Input material:
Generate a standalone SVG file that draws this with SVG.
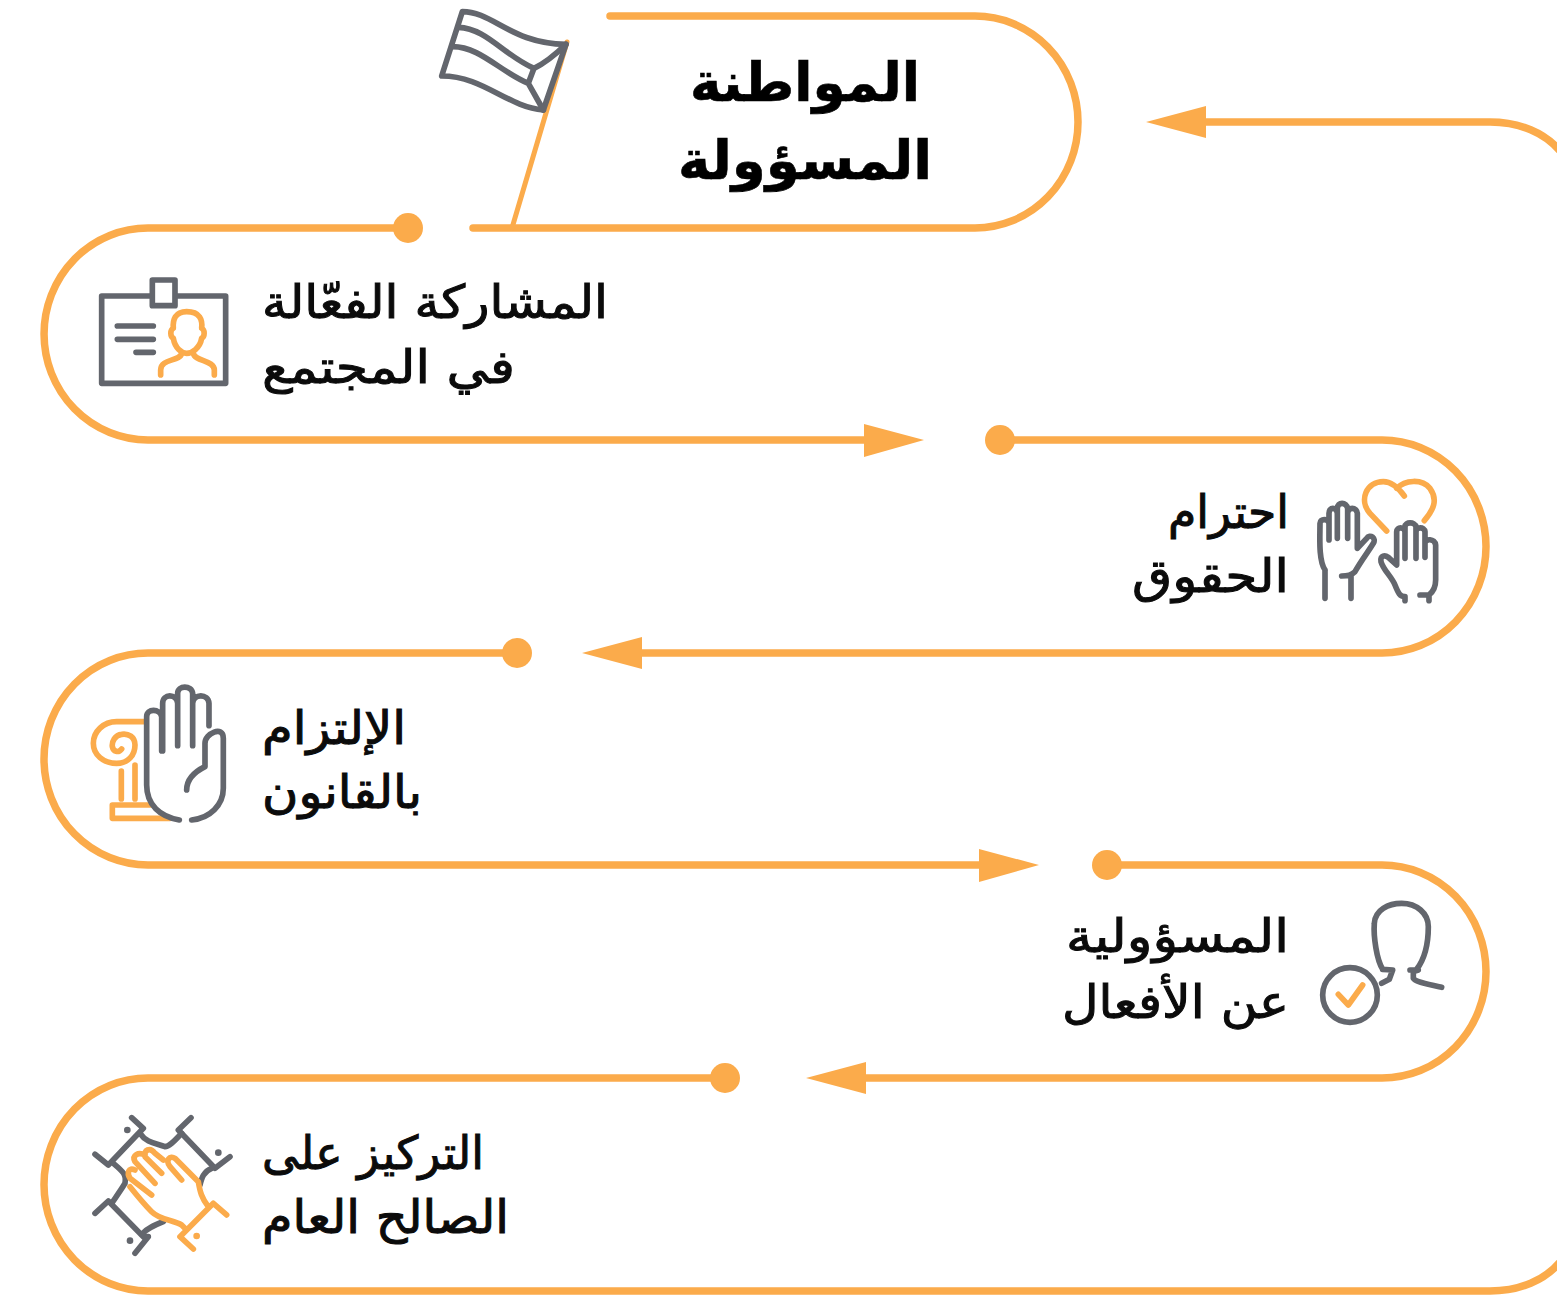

...

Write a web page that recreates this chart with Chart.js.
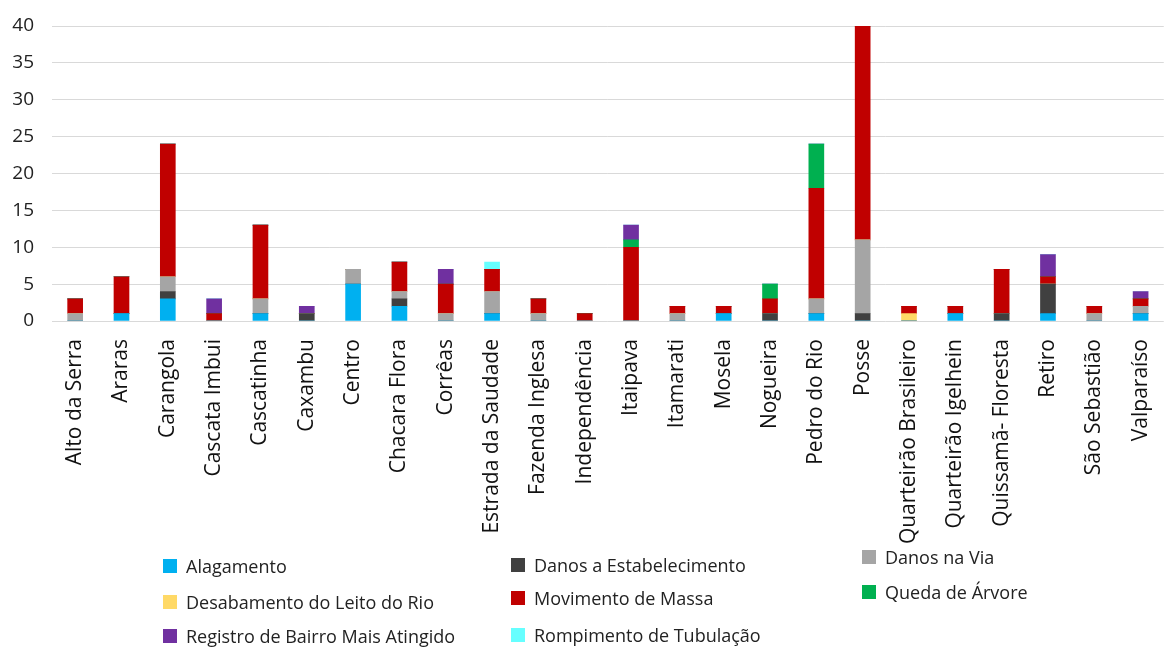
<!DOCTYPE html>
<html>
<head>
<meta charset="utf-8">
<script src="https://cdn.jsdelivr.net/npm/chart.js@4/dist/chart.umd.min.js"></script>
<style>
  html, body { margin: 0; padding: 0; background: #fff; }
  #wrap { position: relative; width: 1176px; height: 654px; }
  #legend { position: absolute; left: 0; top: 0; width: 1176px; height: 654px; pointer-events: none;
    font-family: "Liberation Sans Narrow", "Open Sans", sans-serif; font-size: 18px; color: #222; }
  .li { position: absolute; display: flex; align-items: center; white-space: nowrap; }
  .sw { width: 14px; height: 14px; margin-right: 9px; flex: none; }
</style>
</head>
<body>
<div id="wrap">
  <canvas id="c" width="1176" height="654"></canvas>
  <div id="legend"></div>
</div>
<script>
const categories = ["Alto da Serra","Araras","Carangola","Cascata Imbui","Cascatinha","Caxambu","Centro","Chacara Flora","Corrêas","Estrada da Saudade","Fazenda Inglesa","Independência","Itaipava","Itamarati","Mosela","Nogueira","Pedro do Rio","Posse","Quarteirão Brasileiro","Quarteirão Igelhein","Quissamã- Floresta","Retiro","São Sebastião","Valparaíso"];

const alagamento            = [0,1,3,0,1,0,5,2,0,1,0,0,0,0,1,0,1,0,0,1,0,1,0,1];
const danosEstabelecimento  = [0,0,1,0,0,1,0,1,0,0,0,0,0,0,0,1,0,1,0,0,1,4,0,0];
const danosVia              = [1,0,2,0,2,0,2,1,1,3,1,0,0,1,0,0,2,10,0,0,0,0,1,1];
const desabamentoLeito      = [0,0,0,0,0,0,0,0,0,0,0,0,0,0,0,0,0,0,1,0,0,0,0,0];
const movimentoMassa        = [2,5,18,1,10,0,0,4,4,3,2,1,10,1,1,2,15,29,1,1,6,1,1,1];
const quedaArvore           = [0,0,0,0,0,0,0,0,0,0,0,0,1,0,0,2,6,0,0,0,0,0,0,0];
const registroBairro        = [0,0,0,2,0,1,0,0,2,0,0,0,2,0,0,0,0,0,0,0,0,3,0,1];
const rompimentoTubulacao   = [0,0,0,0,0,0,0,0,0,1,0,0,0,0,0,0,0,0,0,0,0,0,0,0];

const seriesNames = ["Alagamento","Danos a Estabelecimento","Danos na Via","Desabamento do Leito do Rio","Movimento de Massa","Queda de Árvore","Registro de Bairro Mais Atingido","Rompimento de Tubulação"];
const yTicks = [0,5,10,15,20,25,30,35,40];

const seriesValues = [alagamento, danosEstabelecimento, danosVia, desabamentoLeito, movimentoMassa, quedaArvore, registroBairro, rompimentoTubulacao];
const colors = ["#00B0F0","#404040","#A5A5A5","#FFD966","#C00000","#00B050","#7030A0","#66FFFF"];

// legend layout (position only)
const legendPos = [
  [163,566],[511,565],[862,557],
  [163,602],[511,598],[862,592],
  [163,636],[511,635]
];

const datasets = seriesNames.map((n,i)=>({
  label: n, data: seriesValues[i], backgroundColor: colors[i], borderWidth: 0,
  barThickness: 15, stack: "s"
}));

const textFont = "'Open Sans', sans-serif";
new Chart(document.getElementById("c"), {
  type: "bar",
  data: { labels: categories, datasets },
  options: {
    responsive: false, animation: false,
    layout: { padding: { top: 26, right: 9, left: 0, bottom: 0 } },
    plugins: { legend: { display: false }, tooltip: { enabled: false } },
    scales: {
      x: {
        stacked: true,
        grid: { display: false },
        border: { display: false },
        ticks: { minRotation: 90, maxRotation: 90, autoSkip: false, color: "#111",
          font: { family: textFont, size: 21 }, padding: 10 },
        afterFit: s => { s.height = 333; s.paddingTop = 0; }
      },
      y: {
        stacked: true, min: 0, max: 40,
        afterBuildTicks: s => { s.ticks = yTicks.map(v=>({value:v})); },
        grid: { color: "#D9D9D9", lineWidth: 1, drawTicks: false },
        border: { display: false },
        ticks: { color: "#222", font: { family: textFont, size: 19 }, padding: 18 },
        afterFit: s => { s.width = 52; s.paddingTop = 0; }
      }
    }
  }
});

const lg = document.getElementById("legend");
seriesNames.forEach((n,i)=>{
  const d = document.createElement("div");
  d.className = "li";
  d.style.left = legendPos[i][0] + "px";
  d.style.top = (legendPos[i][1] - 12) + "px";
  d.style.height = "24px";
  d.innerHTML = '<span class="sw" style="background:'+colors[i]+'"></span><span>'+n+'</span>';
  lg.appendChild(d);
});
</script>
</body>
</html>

Work to be completed:
Only lines with the word "this" are wanted, so copy each one from the records.

Answer below:
Generate a standalone SVG file that draws this with SVG.
Write a web page that recreates this chart with Chart.js.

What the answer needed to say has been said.